I have tested that patch with 2.6.37 branch it well passes calibration
loop but hangs after switching to mips closource
TC 6 going on-line as CPU 6
Brought up 7 CPUs
bio: create slab<bio-0> at 0
SCSI subsystem initialized
Switching to clocksource MIPS
I Presume this is a different issue as restoring older file didn't help
much to get rid of this hang.
diff --git a/arch/mips/include/asm/stackframe.h
index 58730c5..7fc9f10 100644
@@ -195,9 +195,9 @@
* to cover the pipeline delay.
- mfc0 v1, CP0_TCSTATUS
+ mfc0 v0, CP0_TCSTATUS
- LONG_S v1, PT_TCSTATUS(sp)
+ LONG_S v0, PT_TCSTATUS(sp)
#endif /* CONFIG_MIPS_MT_SMTC */
LONG_S $4, PT_R4(sp)
LONG_S $5, PT_R5(sp)
On 12/24/10 6:39 AM, Anoop P A wrote:
Hi Kevin, Stuart ,
Woohooo You guys spotted !.
http://git.linux-mips.org/?p=linux.git;a=commit;h=d5ec6e3c seems to be
Once I restored previous version of stackframe.h 2.6.33-stable started
On Fri, 2010-12-24 at 04:32 -0800, Kevin D. Kissell wrote:
Thank you, Stuart! I've spotted some definite breakage to SMTC between
those versions. In arch/mips/include/asm/stackframe.h, someone moved
the store of the Status register value in SAVE_SOME (line 169 or 204,
depending on the version) from two instructions after the mfc0 to a
point after the #ifdef for SMTC, presumably to get better pipelining of
the register access. Unfortunately, the v1 register is also used in the
SMTC-specific fragment to save TCStatus, so the Status value gets
clobbered before it gets stored. This will eventually result in the
Status register getting a TCStatus value, which has some bits on common,
but isn't identical and sooner or later Bad Things will happen.

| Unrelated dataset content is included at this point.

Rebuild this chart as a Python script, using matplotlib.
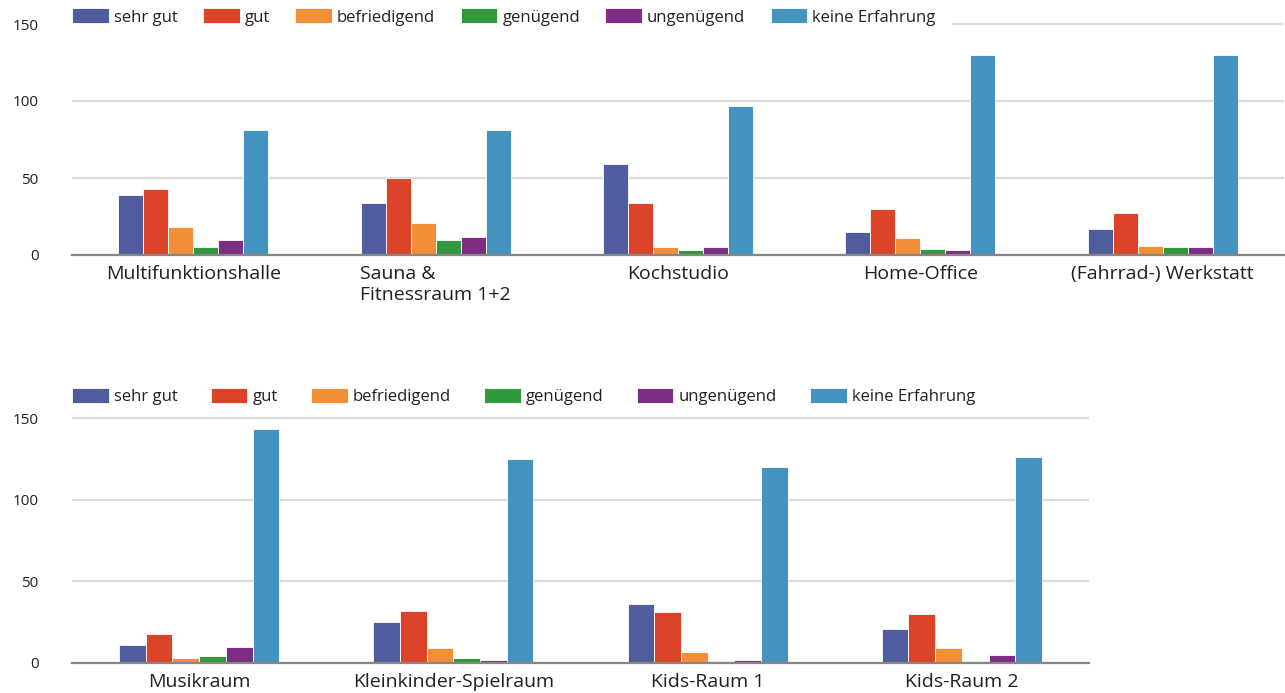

I'm a little surprised this wasn't caught by visual inspection of the patch.
Possible solutions would include reverting the store of the CP0_STATUS
value to the block above the #ifdef, or, to retain whatever performance
advantage was obtained by moving the store downward, to use v0/$2
instead of v1/$3, as the staging register for the TCStatus value. I'd
lean toward the second option, but I'm not in a position to test and
submit a patch just now.
On 12/23/10 1:09 PM, STUART VENTERS wrote:
I'm not sure if it's useful,
but finally I got the time to look at the two kernel versions Anoop
works 2.6.32-stable with patch 804
greping for files with CONFIG_MIPS_MT_SMTC
and looking for timer interrupt related stuff found the following
SAVE_SOME SAVE_TEMP get/set_saved_sp
Enclosed are the two subsets of files for a more expert look.
I'll try to look in more detail after Christmas.